Saturday, July 20, 2019

Loyalties


The late Supreme Court justice John Paul Stevens grew up in the South Side neighborhood of Hyde Park, home to a certain prominent university.  Walk down 53rd Street or Woodlawn Avenue, and you’re just as likely to pass a White Sox fan as a Nobel Prize winner and in the case of Barack Obama, both.

But not Stevens.  He said he became a Cubs’ fan in the 1920s because they were good and the Sox weren’t.  I’ll forgive Stevens his disloyalty to place on account of his never forsaking the North Siders once they turned bad.  I wonder, though, if Stevens ever bumped into another Hyde Parker by the name of Robert Merriam, who was 2-1/2 years older.
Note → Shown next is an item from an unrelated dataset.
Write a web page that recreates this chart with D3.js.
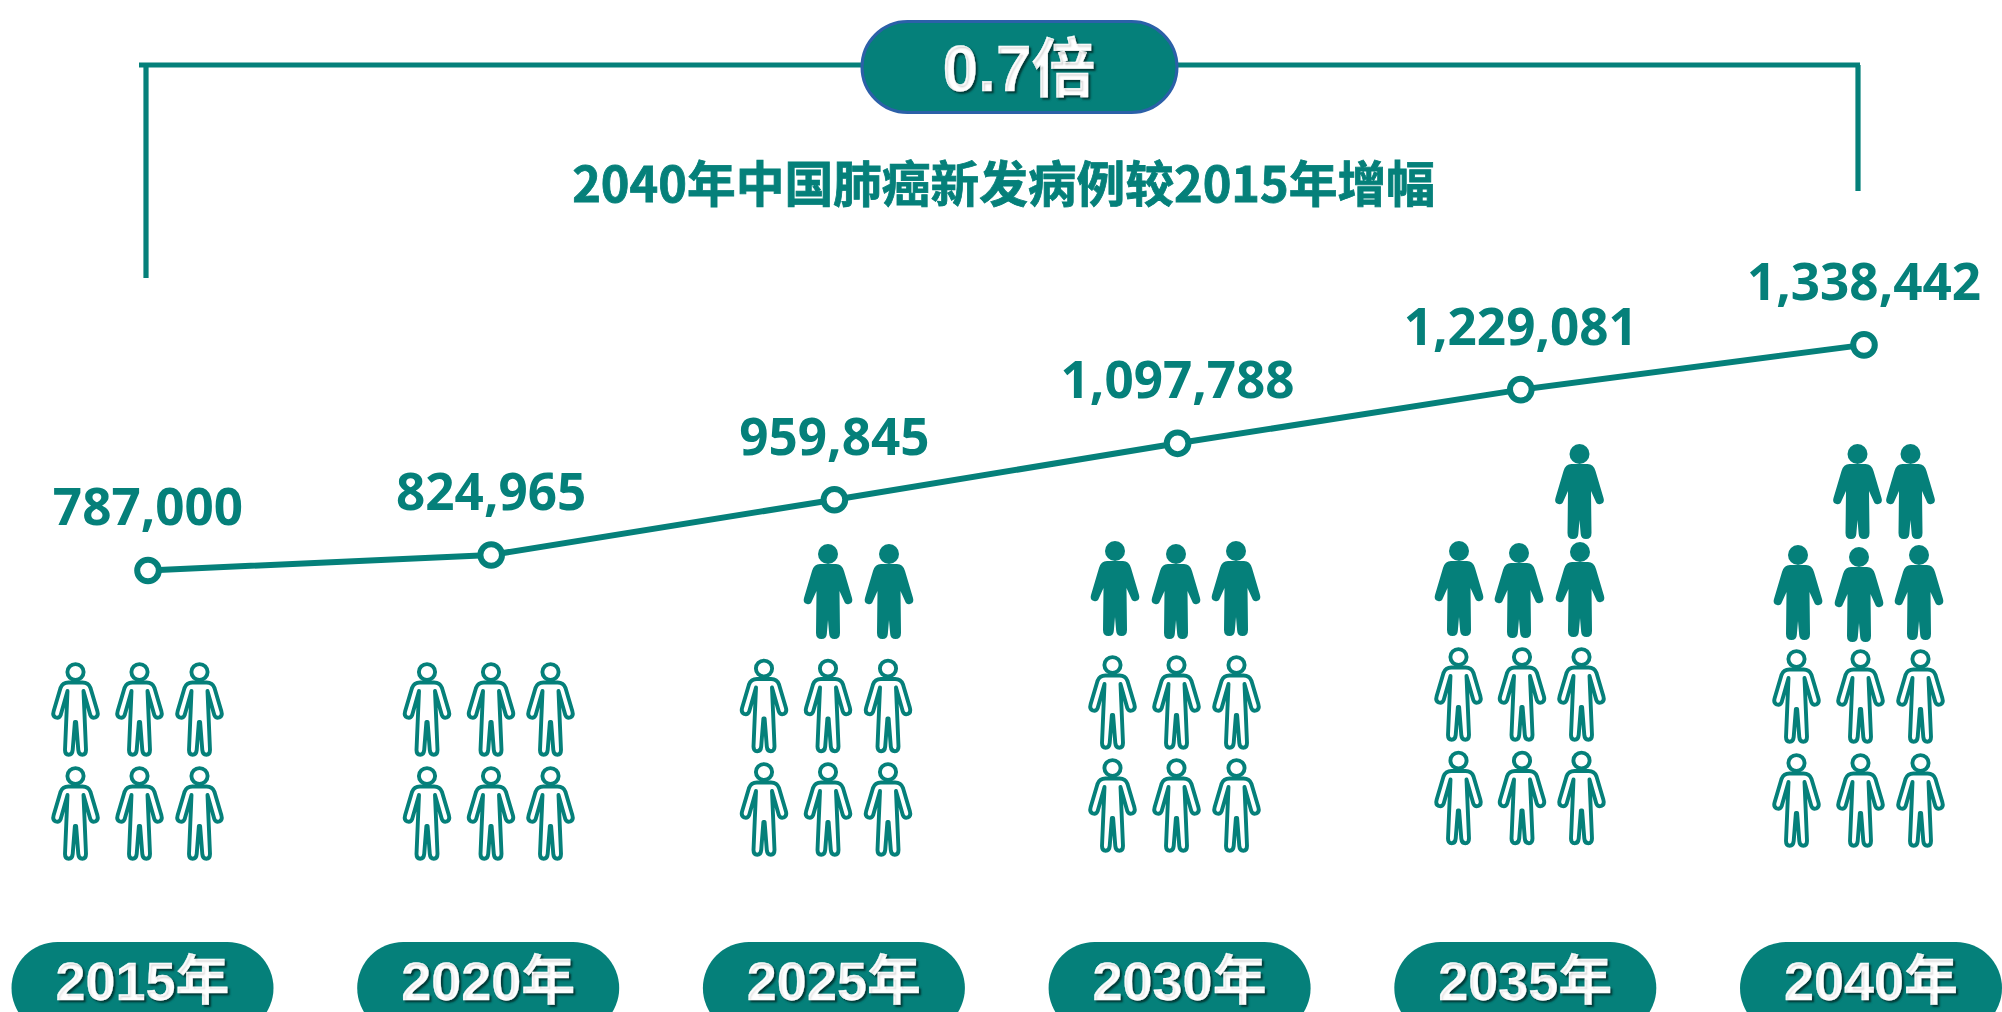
<!DOCTYPE html>
<html><head><meta charset="utf-8">
<script src="https://cdnjs.cloudflare.com/ajax/libs/d3/7.8.5/d3.min.js"></script>
<style>html,body{margin:0;padding:0;background:#fff;overflow:hidden}svg{display:block}</style>
</head><body><svg id="c" width="2002" height="1012"></svg>
<script>
// data
const years = ["2015年","2020年","2025年","2030年","2035年","2040年"];
const cases = [787000,824965,959845,1097788,1229081,1338442];
const outlineCounts = [6,6,6,6,6,6];
const filledCounts = [0,0,2,3,4,5];
const titleText = "2040年中国肺癌新发病例较2015年增幅";
const badgeText = "0.7倍";

// layout (not data)
const TEAL = "#05807a";
const outlineCols = [[75.5,139.5,199.5],[427,491,550.5],[764,828,888],[1112.5,1176.5,1236.5],[1458.5,1522,1581.5],[1796.5,1860.5,1920.5]];
const outlineRows = [[672,776],[672,776],[668.5,772],[665,768],[657,760.5],[659,763]];
const filledSlots = [[],[],
  [[828,554],[889,554]],
  [[1115,551],[1176,554],[1236,551]],
  [[1459,551],[1519,553],[1580,552],[1579.5,454]],
  [[1798,555],[1859,557],[1919,555],[1857.5,454],[1910.5,454]]];

const svg = d3.select("#c");
const x = d3.scalePoint().domain(years).range([148,1864]);
const xPill = d3.scalePoint().domain(years).range([142.5,1871]);
const y = d3.scaleLinear().domain([0,1400000]).range([892.4,319.7]);

const cjk = "'Liberation Sans','Noto Sans CJK SC',sans-serif";
const shadow = "2px 2px 2px rgba(0,0,0,0.55)";

// bracket
const bracket = svg.append("g").attr("fill","none").attr("stroke",TEAL).attr("stroke-width",5.2);
bracket.append("line").attr("x1",139).attr("x2",1860).attr("y1",65).attr("y2",65);
bracket.append("line").attr("x1",146).attr("x2",146).attr("y1",65).attr("y2",278);
bracket.append("line").attr("x1",1858).attr("x2",1858).attr("y1",65).attr("y2",191);

svg.append("rect").attr("x",862).attr("y",21.5).attr("width",315).attr("height",91).attr("rx",45.5)
  .attr("fill",TEAL).attr("stroke","#2b60a8").attr("stroke-width",3);
svg.append("text").text(badgeText).attr("x",1019).attr("y",91)
  .attr("text-anchor","middle").attr("font-family",cjk).attr("font-weight",700).attr("font-size",64)
  .attr("fill","#fff").attr("stroke","#fff").attr("stroke-width",0.4).style("text-shadow",shadow);

svg.append("text").text(titleText).attr("x",1003.5).attr("y",202)
  .attr("text-anchor","middle").attr("font-family","'Noto Sans CJK SC',sans-serif").attr("font-weight",700).attr("font-size",48.7)
  .attr("fill",TEAL).attr("stroke",TEAL).attr("stroke-width",0.8);

// person glyphs (local coords: x centred, y=0 top of head)
const personOutline = "M0,20.5 L7,20.5 Q13,20.5 15,26 L21.8,49 Q23.3,54 19.8,55.5 Q16.3,56.5 14.8,53 L8,29 L10.5,88 Q10.5,92.7 6.8,92.7 Q3.2,92.7 2.8,88 L0.6,60 L-0.6,60 L-2.8,88 Q-3.2,92.7 -6.8,92.7 Q-10.5,92.7 -10.5,88 L-8,29 L-14.8,53 Q-16.3,56.5 -19.8,55.5 Q-23.3,54 -21.8,49 L-15,26 Q-13,20.5 -7,20.5 Z";
const personFilled = "M0,20 L8,20 Q14,20 16,27 L24,54 Q25.5,59 21,60 Q17.5,61 16,57 L11.5,47 L12,89 Q12,95 6.5,95 Q1.5,95 1.2,90 L0,76 L-1.2,90 Q-1.5,95 -6.5,95 Q-12,95 -12,89 L-11.5,47 L-16,57 Q-17.5,61 -21,60 Q-25.5,59 -24,54 L-16,27 Q-14,20 -8,20 Z";

function drawOutline(g){
  g.append("ellipse").attr("cx",0).attr("cy",10).attr("rx",8.1).attr("ry",7.9).attr("fill","#fff").attr("stroke",TEAL).attr("stroke-width",3.9);
  g.append("path").attr("d",personOutline).attr("fill","#fff").attr("stroke",TEAL).attr("stroke-width",3.9).attr("stroke-linejoin","round");
}
function drawFilled(g){
  g.append("ellipse").attr("cx",0).attr("cy",10).attr("rx",10).attr("ry",10).attr("fill",TEAL);
  g.append("path").attr("d",personFilled).attr("fill",TEAL);
}

years.forEach((yr,i)=>{
  const slots = d3.range(outlineCounts[i]).map(k=>({
    cx: outlineCols[i][k%3], cy: outlineRows[i][Math.floor(k/3)]
  }));
  svg.append("g").selectAll("g").data(slots).join("g")
    .attr("transform",d=>`translate(${d.cx},${d.cy-10})`).each(function(){drawOutline(d3.select(this));});
  const fs = filledSlots[i].slice(0,filledCounts[i]);
  svg.append("g").selectAll("g").data(fs).join("g")
    .attr("transform",d=>`translate(${d[0]},${d[1]-10})`).each(function(){drawFilled(d3.select(this));});
});

// line
const pts = years.map((yr,i)=>({yr,v:cases[i]}));
svg.append("path").datum(pts).attr("fill","none").attr("stroke",TEAL).attr("stroke-width",6)
  .attr("d",d3.line().x(d=>x(d.yr)).y(d=>y(d.v)));
svg.append("g").selectAll("circle").data(pts).join("circle")
  .attr("cx",d=>x(d.yr)).attr("cy",d=>y(d.v)).attr("r",10.8)
  .attr("fill","#fff").attr("stroke",TEAL).attr("stroke-width",6);
svg.append("g").selectAll("text").data(pts).join("text")
  .text(d=>d3.format(",")(d.v))
  .attr("x",d=>x(d.yr)).attr("y",d=>y(d.v)-45)
  .attr("text-anchor","middle").attr("font-family","'Noto Sans',sans-serif").attr("font-weight",700).attr("font-size",51.2)
  .attr("fill",TEAL);

// year pills
const pill = svg.append("g").selectAll("g").data(years).join("g");
pill.append("rect").attr("x",d=>xPill(d)-131).attr("y",942).attr("width",262).attr("height",92).attr("rx",46).attr("fill",TEAL);
pill.append("text").text(d=>d).attr("x",d=>xPill(d)).attr("y",1000)
  .attr("text-anchor","middle").attr("font-family",cjk).attr("font-weight",700).attr("font-size",54)
  .attr("fill","#fff").attr("stroke","#fff").attr("stroke-width",0.3).style("text-shadow",shadow);
</script></body></html>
Robert was the son of Charles Merriam, and like his father, he would grow up to be a Chicago alderman and (unsuccessful) Republican candidate for mayor.  Doing research on Chicago politics, I ran across a letter the son wrote to his father in 1927.  The eight-year old reported that the Sox looked to be pretty good, and he was right.  They would go a season-high fourteen games over .500 by early June before fading to a 70-83 record.

Stevens eventually learned that being a fan entailed following a team through both good seasons and bad.  I imagine Robert Merriam and countless other Hyde Parkers knew that, too.